His call will pile pressure on the chancellor and the prime minister not to prioritise U-turns at the expense of economic growth.
Ms Reeves and Sir Keir Starmer have pledged to make growing the economy their number one priority.
Since they entered office, however, the country's finances have struggled.
However, unexpectedly good GDP figures this week mean Labour has potentially more wiggle room.
Announcing a partial U-turn on fuel bill payments for pensioners, the prime minister said he wanted to look at widening eligibility 'as the economy improves '.
But Ms Reeves is under increasing pressure to find up to £5bn for pensioners' fuel bills and to scrap the two-child benefit cap, hated by many Labour MPs since it was brought in by the Tory chancellor George Osborne as one of his 'austerity' policies.

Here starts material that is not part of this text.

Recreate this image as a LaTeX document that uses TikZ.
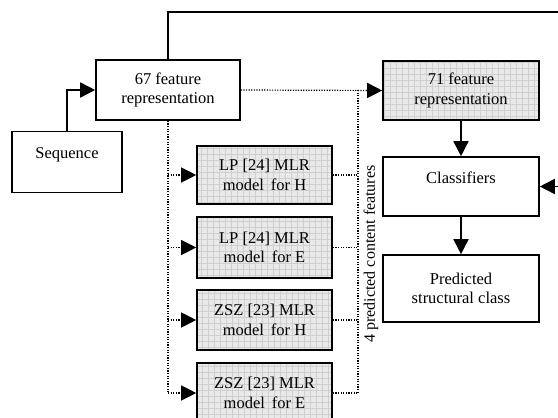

To add to her woes, moves designed to slash billions from the welfare bill could also have to be watered down in the face of a backbench revolt among her own MPs.
The chancellor is due to set out her spending review, which allocates funding to government departments for the next few years, next month, with £113 billion of capital projects to transform the country's housing and infrastructure.
On what could be 'positive multiplier investments' for the economy, Lord O'Neill said : 'The point of NISTA (the National Infrastructure and Service Transformation Authority) and Infrastructure Strategy, is it is for them to show which ones. But my personal clear favourite, and I'm pretty sure it would pass NISTA sniff test, is Northern Powerhouse Rail. '
On Monday health minister Karin Smyth said the government was 'listening" to calls for reversals on its policies.
She told BBC Radio 5 Live: "The chancellor and the Treasury will have to review all of these in light of the key mission, which is to grow the economy and maintain economic stability.
"We know government is hard, and I think listening, looking at policies, how they impact, weighing up those costs and benefits, is exactly the right thing to do."
But Labour MP Stella Creasy said lifting the two-child limit would take "350,000 children out of poverty overnight".
It emerged on Friday that the government's flagship child poverty strategy, due to be published in the spring, is now set to come in the autumn in time for the chancellor's budget.
Meanwhile, the PM is reported to be considering "tweaks" to plans to slash £5bn from the welfare bill, amid a threated backbench revolt.
Benefit claimants could be given longer "transitional periods" which they could use to apply for other benefits, according to the Times.
Peter Lamb, the Labour MP for Crawley, told BBC Radio 4's Westminster Hour he would be "voting against anything which is going to restrict access to (disability benefit) Pip further than it's currently restricted".
The row comes as Reform UK leader Nigel Farage is expected to commit his party to restoring the winter fuel payment in full and scrapping the two-child benefit cap this week, as it attempts to woo Labour's traditional working-class voters.
There has also been confusion over when a U-turn on winter fuel would happen.
Asked on Sunday with Laura Kuenssberg about whether the cap would be abolished, Labour deputy leader Angela Rayner refused to be drawn on the reports. 'I'm not going to speculate on what our government is going to do,' she said.